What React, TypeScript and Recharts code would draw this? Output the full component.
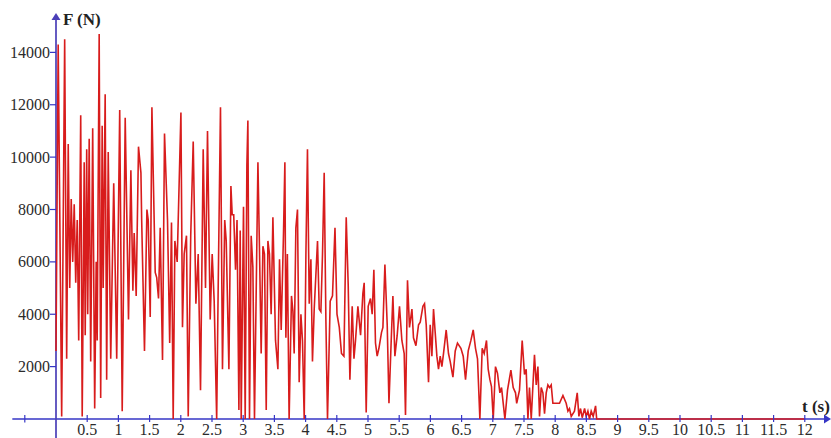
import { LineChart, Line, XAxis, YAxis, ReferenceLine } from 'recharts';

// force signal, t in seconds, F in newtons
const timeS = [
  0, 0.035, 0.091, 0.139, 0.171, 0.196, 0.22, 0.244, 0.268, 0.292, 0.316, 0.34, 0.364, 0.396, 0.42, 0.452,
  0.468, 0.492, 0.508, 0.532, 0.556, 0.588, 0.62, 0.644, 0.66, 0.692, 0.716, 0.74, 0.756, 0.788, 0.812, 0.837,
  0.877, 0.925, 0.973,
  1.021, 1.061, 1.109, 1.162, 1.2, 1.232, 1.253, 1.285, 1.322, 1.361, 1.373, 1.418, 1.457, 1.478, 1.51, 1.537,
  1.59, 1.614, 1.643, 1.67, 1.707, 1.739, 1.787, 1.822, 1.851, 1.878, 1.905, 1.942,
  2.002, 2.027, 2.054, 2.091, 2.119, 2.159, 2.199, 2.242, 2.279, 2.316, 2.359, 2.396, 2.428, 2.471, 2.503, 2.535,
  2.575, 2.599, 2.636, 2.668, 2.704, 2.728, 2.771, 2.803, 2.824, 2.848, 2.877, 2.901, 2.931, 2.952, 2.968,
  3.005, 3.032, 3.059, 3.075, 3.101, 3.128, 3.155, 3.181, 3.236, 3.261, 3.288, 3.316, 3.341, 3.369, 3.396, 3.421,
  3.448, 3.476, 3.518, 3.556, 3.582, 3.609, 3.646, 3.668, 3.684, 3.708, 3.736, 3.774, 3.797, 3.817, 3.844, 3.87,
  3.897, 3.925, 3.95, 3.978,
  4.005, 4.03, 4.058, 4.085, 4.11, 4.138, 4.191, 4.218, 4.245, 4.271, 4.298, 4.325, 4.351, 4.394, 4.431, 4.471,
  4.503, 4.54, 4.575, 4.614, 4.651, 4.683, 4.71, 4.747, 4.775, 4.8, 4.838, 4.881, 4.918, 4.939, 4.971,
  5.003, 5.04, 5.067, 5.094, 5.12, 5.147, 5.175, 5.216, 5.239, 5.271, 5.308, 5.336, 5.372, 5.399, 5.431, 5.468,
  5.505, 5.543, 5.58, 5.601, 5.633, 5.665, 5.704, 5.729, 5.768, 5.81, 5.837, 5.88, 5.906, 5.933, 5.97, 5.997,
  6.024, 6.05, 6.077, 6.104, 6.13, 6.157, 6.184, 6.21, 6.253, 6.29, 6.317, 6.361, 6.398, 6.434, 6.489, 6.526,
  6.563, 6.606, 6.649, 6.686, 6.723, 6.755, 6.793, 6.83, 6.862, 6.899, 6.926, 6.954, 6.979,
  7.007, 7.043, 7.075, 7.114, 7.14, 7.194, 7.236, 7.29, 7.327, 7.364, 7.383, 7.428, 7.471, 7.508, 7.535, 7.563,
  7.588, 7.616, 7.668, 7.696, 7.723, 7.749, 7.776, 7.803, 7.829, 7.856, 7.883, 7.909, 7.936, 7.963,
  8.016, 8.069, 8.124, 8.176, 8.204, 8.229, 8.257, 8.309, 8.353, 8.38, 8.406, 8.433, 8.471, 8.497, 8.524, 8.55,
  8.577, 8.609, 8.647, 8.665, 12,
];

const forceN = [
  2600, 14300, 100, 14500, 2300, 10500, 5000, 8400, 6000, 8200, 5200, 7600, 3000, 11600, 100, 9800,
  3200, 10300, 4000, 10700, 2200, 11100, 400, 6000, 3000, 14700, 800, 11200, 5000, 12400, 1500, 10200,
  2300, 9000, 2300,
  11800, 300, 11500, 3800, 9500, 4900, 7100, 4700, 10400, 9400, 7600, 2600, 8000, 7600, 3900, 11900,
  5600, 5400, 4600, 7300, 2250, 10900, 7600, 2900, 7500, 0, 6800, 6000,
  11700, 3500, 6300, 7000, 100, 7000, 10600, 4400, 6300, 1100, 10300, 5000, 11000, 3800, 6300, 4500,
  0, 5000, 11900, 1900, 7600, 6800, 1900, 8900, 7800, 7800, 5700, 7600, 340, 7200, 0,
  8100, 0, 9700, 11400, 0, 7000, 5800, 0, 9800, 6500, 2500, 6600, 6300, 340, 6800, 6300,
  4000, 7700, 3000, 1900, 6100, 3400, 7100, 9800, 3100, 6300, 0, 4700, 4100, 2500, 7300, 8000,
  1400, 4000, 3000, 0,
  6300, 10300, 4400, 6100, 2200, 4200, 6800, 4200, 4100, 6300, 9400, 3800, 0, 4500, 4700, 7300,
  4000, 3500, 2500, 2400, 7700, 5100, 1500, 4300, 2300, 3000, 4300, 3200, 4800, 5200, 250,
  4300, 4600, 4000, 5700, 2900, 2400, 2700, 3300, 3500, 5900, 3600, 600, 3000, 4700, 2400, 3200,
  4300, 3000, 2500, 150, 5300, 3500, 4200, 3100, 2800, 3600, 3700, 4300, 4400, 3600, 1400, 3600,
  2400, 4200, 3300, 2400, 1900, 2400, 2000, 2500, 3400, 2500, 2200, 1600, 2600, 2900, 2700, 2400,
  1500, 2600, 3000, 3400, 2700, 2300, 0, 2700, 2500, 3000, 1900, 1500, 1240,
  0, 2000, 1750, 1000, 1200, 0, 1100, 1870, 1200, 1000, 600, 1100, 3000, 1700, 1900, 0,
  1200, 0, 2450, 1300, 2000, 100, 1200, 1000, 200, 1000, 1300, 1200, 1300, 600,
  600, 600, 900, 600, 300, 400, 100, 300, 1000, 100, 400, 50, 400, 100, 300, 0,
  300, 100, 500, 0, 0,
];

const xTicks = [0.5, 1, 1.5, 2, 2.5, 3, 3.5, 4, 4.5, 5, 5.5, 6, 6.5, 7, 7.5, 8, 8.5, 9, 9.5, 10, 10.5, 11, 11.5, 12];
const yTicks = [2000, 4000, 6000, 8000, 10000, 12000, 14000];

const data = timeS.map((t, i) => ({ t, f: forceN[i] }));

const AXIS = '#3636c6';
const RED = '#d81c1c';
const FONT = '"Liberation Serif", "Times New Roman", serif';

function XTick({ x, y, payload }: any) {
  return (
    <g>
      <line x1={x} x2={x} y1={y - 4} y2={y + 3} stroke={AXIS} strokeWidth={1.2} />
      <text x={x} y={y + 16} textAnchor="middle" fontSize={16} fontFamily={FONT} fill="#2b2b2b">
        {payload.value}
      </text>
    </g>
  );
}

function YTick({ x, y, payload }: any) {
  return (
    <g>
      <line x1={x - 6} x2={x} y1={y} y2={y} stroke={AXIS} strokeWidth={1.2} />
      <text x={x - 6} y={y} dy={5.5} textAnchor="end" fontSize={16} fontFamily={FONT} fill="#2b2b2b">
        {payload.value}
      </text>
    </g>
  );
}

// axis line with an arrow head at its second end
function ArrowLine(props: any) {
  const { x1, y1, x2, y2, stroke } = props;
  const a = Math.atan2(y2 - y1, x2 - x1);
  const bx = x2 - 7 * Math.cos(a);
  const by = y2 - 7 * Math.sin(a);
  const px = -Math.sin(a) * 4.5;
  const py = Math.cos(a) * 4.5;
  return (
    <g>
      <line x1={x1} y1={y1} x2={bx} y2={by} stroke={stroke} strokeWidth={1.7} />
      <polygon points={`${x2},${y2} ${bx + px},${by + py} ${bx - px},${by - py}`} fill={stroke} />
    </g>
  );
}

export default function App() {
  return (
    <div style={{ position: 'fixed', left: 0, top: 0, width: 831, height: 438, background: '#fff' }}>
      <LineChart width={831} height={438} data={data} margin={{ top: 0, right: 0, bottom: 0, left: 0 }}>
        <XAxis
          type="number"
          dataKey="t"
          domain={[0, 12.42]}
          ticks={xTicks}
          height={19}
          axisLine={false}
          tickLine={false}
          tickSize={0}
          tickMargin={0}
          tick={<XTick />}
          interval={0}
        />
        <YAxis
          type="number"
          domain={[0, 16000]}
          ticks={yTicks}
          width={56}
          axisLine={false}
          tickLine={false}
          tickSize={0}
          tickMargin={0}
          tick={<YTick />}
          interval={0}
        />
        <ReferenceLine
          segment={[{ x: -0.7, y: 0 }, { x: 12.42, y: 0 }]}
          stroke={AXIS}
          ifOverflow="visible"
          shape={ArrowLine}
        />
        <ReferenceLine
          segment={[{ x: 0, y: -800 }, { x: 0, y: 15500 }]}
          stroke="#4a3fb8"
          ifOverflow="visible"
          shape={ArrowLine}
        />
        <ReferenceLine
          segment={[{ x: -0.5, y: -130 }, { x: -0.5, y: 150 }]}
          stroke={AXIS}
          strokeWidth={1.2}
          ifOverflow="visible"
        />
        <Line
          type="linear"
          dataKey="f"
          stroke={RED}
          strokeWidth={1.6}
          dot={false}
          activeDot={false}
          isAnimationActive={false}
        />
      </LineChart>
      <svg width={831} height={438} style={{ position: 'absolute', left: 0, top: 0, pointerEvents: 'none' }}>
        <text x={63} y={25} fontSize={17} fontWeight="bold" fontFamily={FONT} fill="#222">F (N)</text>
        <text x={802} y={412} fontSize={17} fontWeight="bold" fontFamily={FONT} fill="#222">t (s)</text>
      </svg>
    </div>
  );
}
*-*-*
What to work on>
Take the lines from the start of the material to the line with "XAxis, YAxis, ReferenceLine", both included, and transcribe them exactly without the pictures.

Exercise solution>
What React, TypeScript and Recharts code would draw this? Output the full component.
import { LineChart, Line, XAxis, YAxis, ReferenceLine } from 'recharts';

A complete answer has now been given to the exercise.